Aunque los paralajes con la situación de México en la segunda mitad del siglo XIX son prácticamente inexistentes, cabría preguntarse, en una forma parecida, por los enigmas que llevan a la trama política del país de 1848 a 1866. La historia que sigue a la derrota frente a Estados Unidos es bien conocida. O’Gorman la definió como trauma nacional
: ni liberales ni conservadores logran erigir un gobierno estable; las finanzas públicas se desploman; las fracturas entre el centro y los estados parecen irreversibles, y la oposición eclesiástica a la Constitución de 1857 acaba por desembocar en una guerra civil de tres años. En 1861, el país se encontraba en una situación tan precaria que varias potencias europeas (Francia e Inglaterra entre ellas) llegaron a la conclusión de que una intervención militar no sólo era posible sino viable. Napoleón III se encargaría de probar fortuna hasta el final ¿Cómo explicar entonces que en tan sólo cuatro años, bajo la exigua condición de un gobierno que fue casi siempre itinerante, Juárez y los liberales lograron derrotar a uno de los ejércitos más poderosos (y exitosos) de la época en una guerra de resistencia fincada en guerrillas, coaliciones populares y comunidades locales armadas?
Las interpretaciones más recientes desdibujan cuatro ámbitos a los que acaso habría que prestar atención.
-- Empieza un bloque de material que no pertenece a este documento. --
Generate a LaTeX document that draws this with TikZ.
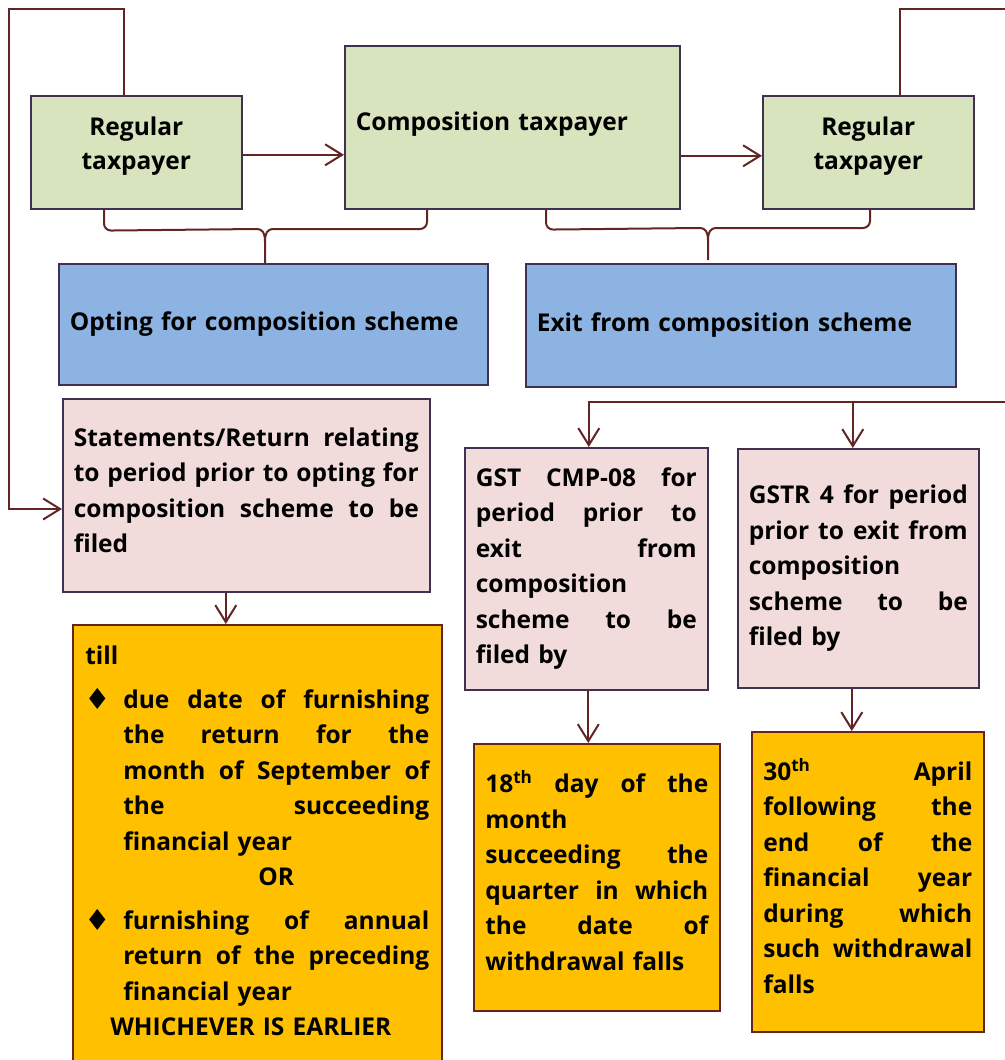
\documentclass[tikz,border=0pt]{standalone}
\usepackage{fontspec}
\setmainfont{Open Sans}
\newfontfamily\symfont{DejaVu Sans}
\usetikzlibrary{arrows.meta}

\definecolor{boxgreen}{HTML}{D7E4BD}
\definecolor{boxblue}{HTML}{8DB3E2}
\definecolor{boxpink}{HTML}{F2DCDB}
\definecolor{boxorange}{HTML}{FFC000}
\definecolor{boxline}{HTML}{403152}
\definecolor{connred}{HTML}{632523}

% a justified line of a given width (spaces stretch evenly)
\newcommand\jw[2]{\makebox[#1][s]{\spaceskip=\fontdimen2\font plus 1fil minus 0.3\fontdimen2\font\relax #2}}
% a justified line filling the full text width
\newcommand\jl[1]{\jw{\hsize}{#1}}
% extra depth under the last line, lifts the text block a little
\newcommand\dn[1]{\rule[-#1]{0pt}{#1}}
% bullet used in the deadline box
\newcommand\dia{\raisebox{-1pt}{\symfont\fontsize{29}{29}\selectfont ♦}}

\begin{document}
\begin{tikzpicture}[x=1pt,y=-1pt,
  box/.style={draw=boxline, line width=1.6pt, anchor=north west, inner ysep=0pt,
    font=\bfseries\fontsize{24.5}{35.5}\selectfont},
  greenbox/.style={box, fill=boxgreen},
  bluebox/.style={box, fill=boxblue},
  pinkbox/.style={box, fill=boxpink, align=left, inner xsep=11pt},
  orangebox/.style={box, draw=connred, fill=boxorange, align=left, inner xsep=11.5pt},
  conn/.style={draw=connred, line width=2pt},
  arr/.style={conn, -{Straight Barb[length=17pt,width=21pt]}}]

\useasboundingbox (0,0) rectangle (1004,1060);

% top row: taxpayer status
\node[greenbox, minimum width=211pt, minimum height=113pt, align=center,
  font=\bfseries\fontsize{24.5}{34}\selectfont] (regL) at (30,95) {Regular\\taxpayer\dn{18pt}};
\node[greenbox, minimum width=335pt, minimum height=163pt, text width=313pt, inner xsep=11pt, align=left] (comp) at (344,45) {Composition taxpayer\dn{12pt}};
\node[greenbox, minimum width=211pt, minimum height=113pt, align=center,
  font=\bfseries\fontsize{24.5}{34}\selectfont] (regR) at (762,95) {Regular\\taxpayer\dn{18pt}};

% schemes
\node[bluebox, minimum width=429pt, minimum height=121pt, text width=407pt, inner xsep=11pt, align=left] (opt) at (58,263) {Opting for composition scheme};
\node[bluebox, minimum width=430pt, minimum height=123pt, text width=408pt, inner xsep=11pt, align=left] (exit) at (525,263) {Exit from composition scheme};

% returns to be filed
\node[pinkbox, minimum width=367pt, minimum height=193pt, text width=345pt] (stmt) at (62,398)
  {\jl{Statements/Return relating}\\\jl{to period prior to opting for}\\\jl{composition scheme to be}\\filed\dn{10pt}};
\node[pinkbox, minimum width=243pt, minimum height=242pt, text width=221pt] (cmp) at (464,447)
  {\jl{GST CMP-08 for}\\\jl{period prior to}\\\jl{exit from}\\composition\\\jl{scheme to be}\\filed by};
\node[pinkbox, minimum width=241pt, minimum height=239pt, text width=219pt] (gstr) at (737,448)
  {\jl{GSTR 4 for period}\\\jl{prior to exit from}\\composition\\\jl{scheme to be}\\filed by};

% deadlines
\node[orangebox, minimum width=369pt, minimum height=438pt, text width=344pt, inner xsep=12.5pt] (till) at (72,624)
  {till\\[8pt]
   \makebox[38pt][l]{\hspace{-1pt}\dia}\jw{306pt}{due date of furnishing}\\
   \hspace*{38pt}\jw{306pt}{the return for the}\\
   \hspace*{38pt}\jw{306pt}{month of September of}\\
   \hspace*{38pt}\jw{306pt}{the succeeding}\\
   \hspace*{38pt}financial year\\
   \hspace*{38pt}\makebox[306pt][c]{OR}\\[8pt]
   \makebox[38pt][l]{\hspace{-1pt}\dia}\jw{306pt}{furnishing of annual}\\
   \hspace*{38pt}\jw{306pt}{return of the preceding}\\
   \hspace*{38pt}financial year\\
   \hspace*{25pt}WHICHEVER IS EARLIER\dn{6pt}};
\node[orangebox, minimum width=246pt, minimum height=267pt, text width=223pt] (d18) at (473,743)
  {\jl{18\textsuperscript{th} day of the}\\month\\\jl{succeeding the}\\\jl{quarter in which}\\\jl{the date of}\\withdrawal falls\dn{14pt}};
\node[orangebox, minimum width=232pt, minimum height=300pt, text width=209pt] (d30) at (751,731)
  {\jl{30\textsuperscript{th} April}\\\jl{following the}\\\jl{end of the}\\\jl{financial year}\\\jl{during which}\\\jl{such withdrawal}\\falls\dn{12pt}};

% horizontal transitions
\coordinate (a1) at ([yshift=-2.5pt]regL.east);
\draw[arr] (a1) -- (a1 -| comp.west);
\coordinate (a2) at ([yshift=-3.5pt]regR.west);
\draw[arr] (a2 -| comp.east) -- (a2);

% braces under the top row
\coordinate (b1) at ([xshift=74pt]regL.south west);
\coordinate (b2) at ([xshift=83pt]comp.south west);
\coordinate (b3) at ([xshift=202pt]comp.south west);
\coordinate (b4) at ([xshift=108pt]regR.south west);
\draw[conn, rounded corners=7pt] (b1) -- ++(0,21) -- (256,229);
\draw[conn] (256,229) .. controls (263,229) and (265,233) .. (265,242) -- (opt.north -| 265,0);
\draw[conn] (274,229) .. controls (267,229) and (265,233) .. (265,242);
\draw[conn, rounded corners=7pt] (274,229) -- (b2 |- 274,229) -- (b2);
\draw[conn, rounded corners=7pt] (b3) -- ++(0,20) -- (699,228);
\draw[conn] (699,228) .. controls (706,228) and (708,232) .. (708,241) -- (708,260);
\draw[conn] (717,228) .. controls (710,228) and (708,232) .. (708,241);
\draw[conn, rounded corners=7pt] (717,228) -- (b4 |- 717,228) -- (b4);

% loop back from the left regular taxpayer
\coordinate (lt) at ([xshift=94pt]regL.north west);
\coordinate (topL) at (9,9);
\coordinate (stmtIn) at ([yshift=-111pt]stmt.north west);
\draw[arr] (lt) |- (topL) |- (stmtIn);

% line leaving the right regular taxpayer
\coordinate (rt) at ([xshift=138pt]regR.north west);
\coordinate (topR) at (1012,9);
\draw[conn] (rt) |- (topR);

% feed into the exit returns
\coordinate (exR) at (1012,402);
\coordinate (c1) at ([xshift=2.5pt]cmp.north);
\coordinate (c2) at ([xshift=-5.5pt]gstr.north);
\draw[arr] (exR) -| (c1);
\draw[arr] (c2 |- exR) -- (c2);

% returns to deadlines
\coordinate (s1) at ([xshift=-20.5pt]stmt.south);
\draw[arr] (s1) -- (s1 |- till.north);
\coordinate (s2) at ([xshift=2pt]cmp.south);
\draw[arr] (s2) -- (s2 |- d18.north);
\coordinate (s3) at ([xshift=-6.5pt]gstr.south);
\draw[arr] (s3) -- (s3 |- d30.north);
\end{tikzpicture}
\end{document}
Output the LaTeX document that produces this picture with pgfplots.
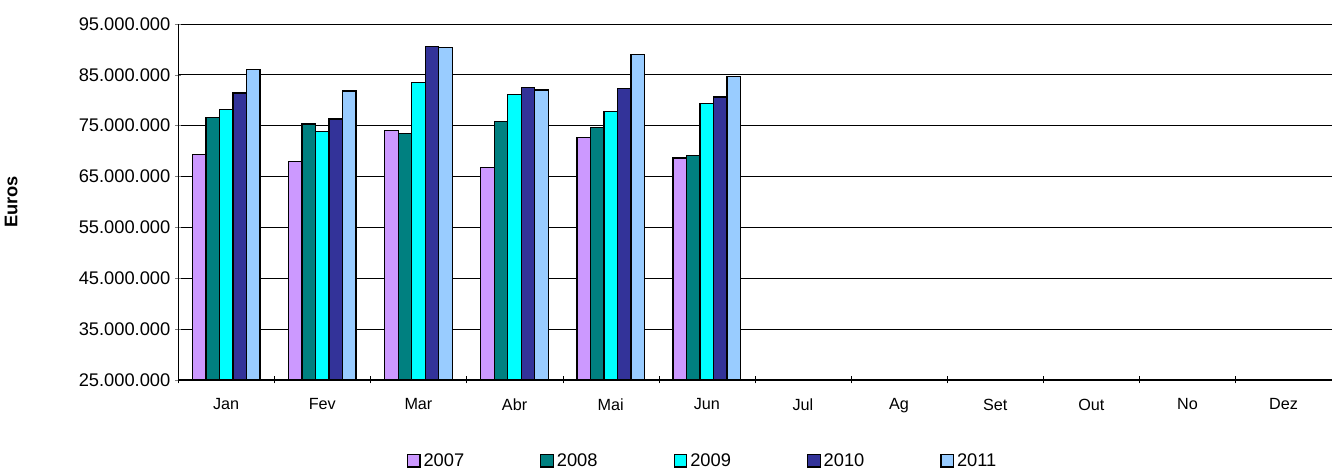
\documentclass[border=0pt]{standalone}
\usepackage{pgfplots}
\pgfplotsset{compat=1.18}
\usepackage{fontspec}
\setmainfont{Liberation Sans}
\definecolor{c07}{HTML}{CC99FF}
\definecolor{c08}{HTML}{008080}
\definecolor{c09}{HTML}{00FFFF}
\definecolor{c10}{HTML}{333399}
\definecolor{c11}{HTML}{99CCFF}
\begin{document}
\begin{tikzpicture}
\begin{axis}[
  name=ax,
  scale only axis, width=820pt, height=253pt,
  ybar=0pt, bar width=9.6pt,
  xmin=-0.5, xmax=11.5, ymin=25000000, ymax=95000000,
  ytick={25000000,35000000,...,95000000},
  scaled y ticks=false,
  /pgf/number format/assume math mode=true,
  yticklabel style={font=\fontsize{13}{15}\selectfont, /pgf/number format/.cd,fixed,1000 sep={.}},
  xtick={0,...,11}, xticklabels={Jan,Fev,Mar,Abr,Mai,Jun,Jul,Ag,Set,Out,No,Dez},
  major x tick style={draw=none},
  minor xtick={-0.5,0.5,...,11.5},
  minor x tick style={draw=black},
  minor tick length=5pt,
  tick align=outside,
  axis lines=left, axis line style={-},
  ymajorgrids, grid style={black, line width=0.5pt},
  major tick length=4pt,
  xticklabel style={yshift=-8pt, font=\fontsize{11.5}{13}\selectfont},
  ylabel={\bfseries Euros}, ylabel style={font=\fontsize{13}{15}\selectfont, at={(axis description cs:-0.135,0.5)}},
  legend style={at={(0.455,-0.19)}, anchor=north, draw=none, legend columns=5,
    font=\fontsize{13}{15}\selectfont,
    /tikz/every even column/.append style={column sep=52pt}},
  legend image code/.code={\draw[#1,draw=black] (0pt,-4.5pt) rectangle (9pt,4.5pt);},
  every axis plot/.append style={draw=black, line width=0.9pt},
]
\addplot[fill=c07] coordinates {(0,69.3e6)(1,68e6)(2,74e6)(3,66.8e6)(4,72.6e6)(5,68.6e6)};
\addplot[fill=c08] coordinates {(0,76.6e6)(1,75.3e6)(2,73.5e6)(3,75.8e6)(4,74.6e6)(5,69.1e6)};
\addplot[fill=c09] coordinates {(0,78.1e6)(1,73.8e6)(2,83.5e6)(3,81.1e6)(4,77.7e6)(5,79.3e6)};
\addplot[fill=c10] coordinates {(0,81.4e6)(1,76.3e6)(2,90.6e6)(3,82.5e6)(4,82.3e6)(5,80.6e6)};
\addplot[fill=c11] coordinates {(0,86.1e6)(1,81.8e6)(2,90.3e6)(3,82e6)(4,89e6)(5,84.6e6)};
\legend{2007,2008,2009,2010,2011}
\end{axis}
\path ([yshift=17pt]ax.north);
\end{tikzpicture}
\end{document}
En primer lugar, el incalculable cálculo de las consecuencias de la moratoria de pagos decretada por Juárez. Vista desde la perspectiva económica y política del momento, la moratoria no era, como se acostumbra afirmar hoy, una invitación a la intervención
, aunque abría sin duda una perspectiva de confrontaciones abiertas y radicales. En cambio, otorgaba a Juárez un estatuto sin precedentes como responsable de una deuda (efectivamente) nacional
. Moratoria significaba, al igual que en la actualidad, disponibilidad de pagar bajo negociaciones. Lo incalculable fue la radicalidad que adquirió la Guerra de Secesión en Estados Unidos. La diplomacia de Napoleón III apostó a la opción de que se podía entrar a México mientras que Washington se enfrascaba en un conflicto que absorbería toda su atención. Una confrontación entre liberales mexicanos vis a vis el Imperio, con un país aislado, no resultaba en absoluto descabellada.
En segundo lugar, los órdenes de la relación entre el Estado y la nación. Una buena parte de la historiografía mexicana ha visto, desde el siglo XIX, a la emergencia de la nación como una creación del Estado. Esa ecuación no parece funcionar del todo en los años que van de 1859 a 1866. Todavía no hemos logrado responder a la pregunta de ¿qué significaba ser mexicano en 1861? Sin embargo, no hay duda de que la respuesta sólo puede partir de la premisa de que una nación se finca, como algún día lo definió Renan, en un plebiscito cotidiano de pertenencia, y no un cúmulo de lazos y órdenes simbólicos datables sólo en su forma institucional. En principio, se puede afirmar que el Estado se colapsó y la nación se fortaleció. Lo cual habla de un plano de inmanencia nacional (o un subimaginario) más poderoso que cualquiera de sus estructuras formales.
En tercer lugar, el error liberal
de Napoleón III. Es bastante evidente que la política de París hacia México estaba fundada en el principio de mantener la separación entre el Estado y la Iglesia. Esa fue una de las razones por las que encontró en el liberal Maximiliano un aliado inmejorable. Con ello, la estrategia de la intervención desechaba toda alianza perdurable con los conservadores mexicanos. Pero su apuesta era mucho menos inviable de lo que se podría pensar. Dotar a los pueblos de tierras y reconocer la identidad política y autónoma de las comunidades indígenas suponía que la identidad étnica y local era más poderosa que cualquier forma de subordinación civil. El mestizaje ha sido, desde el siglo XIX, un discurso confeccionado desde el Estado y por las elites criollas de la cultura. Lo que asombra en la guerra contra las tropas francesas es que esos pueblos, que constituían la mayor parte del país, optaron por definirse como mexicanos antes que ser fieles a la identidad que les había permitido sobrevivir.
Por último, el problema del soberano. En una guerra de guerrillas contra una intervención, el gran problema es cómo se produce la lealtad a un orden nacional que prácticamente se ha derrumbado. La itinerancia de Juárez hizo posible que no cayera en la misma trampa
en la que se secuestró el gobierno que en 1847 se rindió frente a Estados Unidos. Con ello, el ejército napoleónico nunca logró obtener una rendición, por más que ganara la mayoría de los enfrentamientos militares. En rigor, los liberales perdieron casi todas las batallas y acabaron ganando la guerra.